Wilkinson knew that she needed to recommit her life to the Lord.

"He's got plans for me," she thought. "He knows better than me."

So while standing on the platform before one of her dives, Wilkinson surrendered her life once again to God. Strangely enough, she ended up winning that meet.

"I realized it really wasn't me," she said. "It was all God. It wasn't God saying, 'I'm going to have you win every meet.' It was God saying, 'Look what happens when you put your life in my hands. I have a plan for you. I have a future for you.'"

Her life hasn't been the same since. Now she knows why she's diving, and her life has purpose.

"I'm focusing on God," Wilkinson said. "He gave me this talent, and I want to worship Him with it and glorify Him with it. I know I don't have to win to do that. Whatever place I come in, He's going to be glorified through that if I honor Him. I want to be a graceful winner and I want to be a graceful loser."

Wilkinson and her husband Eriek Hulseman live in The Woodlands, Texas, and are active members of Champion Forest Baptist Church in Houston. David Upchurch, minister to young married adults at the church, said Wilkinson is practically a celebrity there.

"People know who she is," Upchurch said. "I would say she's larger than life, but that's not the first thing that comes across when you meet her. She's a real person, very humble about all of that stuff."

Whatever the outcome of the Beijing Olympics, Wilkinson, 30, knows that her days as a competitive diver are nearing an end.

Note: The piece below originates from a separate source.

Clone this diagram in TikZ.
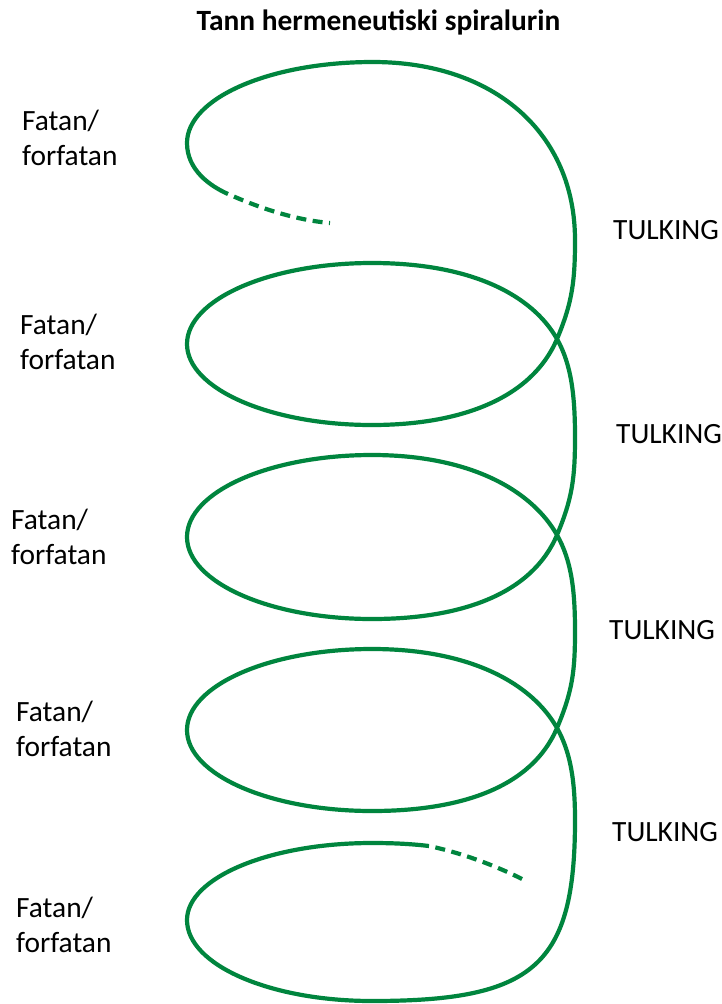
\documentclass[tikz,border=0pt]{standalone}
\usepackage{fontspec}
\setmainfont{Carlito}
\definecolor{spiral}{RGB}{0,133,62}
\begin{document}
\begin{tikzpicture}[x=1pt,y=-1pt,
  curve/.style={draw=spiral,line width=4.2pt,line cap=butt},
  dashcurve/.style={curve,dash pattern=on 10pt off 6.5pt,dash phase=10pt},
  lbl/.style={anchor=base west,inner sep=0pt,align=left,font=\fontsize{29.4}{35}\selectfont},
  tlbl/.style={anchor=base west,inner sep=0pt,font=\fontsize{29.4}{35}\selectfont},
  ttl/.style={anchor=base,inner sep=0pt,font=\bfseries\fontsize{29.4}{35}\selectfont}]
\useasboundingbox (0,0) rectangle (721,1004);
\fill[white] (0,0) rectangle (721,1004);

\node[ttl] (title) at (378.5,30) {Tann hermeneutiski spiralurin};

% anchors at the baseline of the second line
\node[lbl] (f1) at (22,165) {Fatan/\\forfatan};
\node[lbl] (f2) at (20,369) {Fatan/\\forfatan};
\node[lbl] (f3) at (11,564) {Fatan/\\forfatan};
\node[lbl] (f4) at (16,756) {Fatan/\\forfatan};
\node[lbl] (f5) at (16,952) {Fatan/\\forfatan};

\node[tlbl] (t1) at (613,239) {TULKING};
\node[tlbl] (t2) at (616,443) {TULKING};
\node[tlbl] (t3) at (609,639) {TULKING};
\node[tlbl] (t4) at (612,841) {TULKING};

% dashed start
\draw[dashcurve] (228,194) .. controls (262,209) and (296,220) .. (330,223);
% main solid spiral
\draw[curve] (228,194) .. controls (210,186) and (187,170) .. (187,143)
  .. controls (187,98) and (270,62) .. (373,62)
  .. controls (494,62) and (575,133) .. (575,240)
  .. controls (575,280) and (572.6,302) .. (557,339)
  .. controls (531.6,398.8) and (460,425) .. (372,425)
  .. controls (270,425) and (187,388.7) .. (187,344)
  .. controls (187,299.3) and (270,263) .. (372,263)
  .. controls (472,263) and (532.5,295.5) .. (557,339)
  .. controls (571.7,365) and (575,397) .. (575,437)
  .. controls (575,477) and (572.6,498) .. (557,535)
  .. controls (531.6,594.8) and (460,619) .. (372,619)
  .. controls (270,619) and (187,582.3) .. (187,537)
  .. controls (187,491.7) and (270,455) .. (372,455)
  .. controls (472,455) and (532.5,491.5) .. (557,535)
  .. controls (571.7,561) and (575,591) .. (575,631)
  .. controls (575,671) and (572.6,691) .. (557,728)
  .. controls (531.6,787.8) and (460,811) .. (372,811)
  .. controls (270,811) and (187,774.7) .. (187,730)
  .. controls (187,685.3) and (270,649) .. (372,649)
  .. controls (472,649) and (532.5,684.5) .. (557,728)
  .. controls (571.7,754) and (575,785) .. (575,820)
  .. controls (575,966) and (534,1001) .. (372,1001)
  .. controls (270,1001) and (187,965) .. (187,920)
  .. controls (187,877.5) and (270,843) .. (372,843)
  .. controls (395,843) and (412,844) .. (429,846);
% dashed end
\draw[dashcurve] (429,846) .. controls (462,853) and (497,866) .. (526,881);
\end{tikzpicture}
\end{document}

After the Olympics she intends to be more involved in the Laura Wilkinson Foundation, raising money to build a new facility for her diving team. She and her husband also want to have children.

But even though diving may not play such a prominent role in her life in the future, Wilkinson is thankful for the way in which the sport has taught her about God.

"Jumping off the platform is a lot like taking a step of faith," she said. "It's really trusting God, even during something scary. Diving itself has been a great learning tool for me to help me understand God's Word."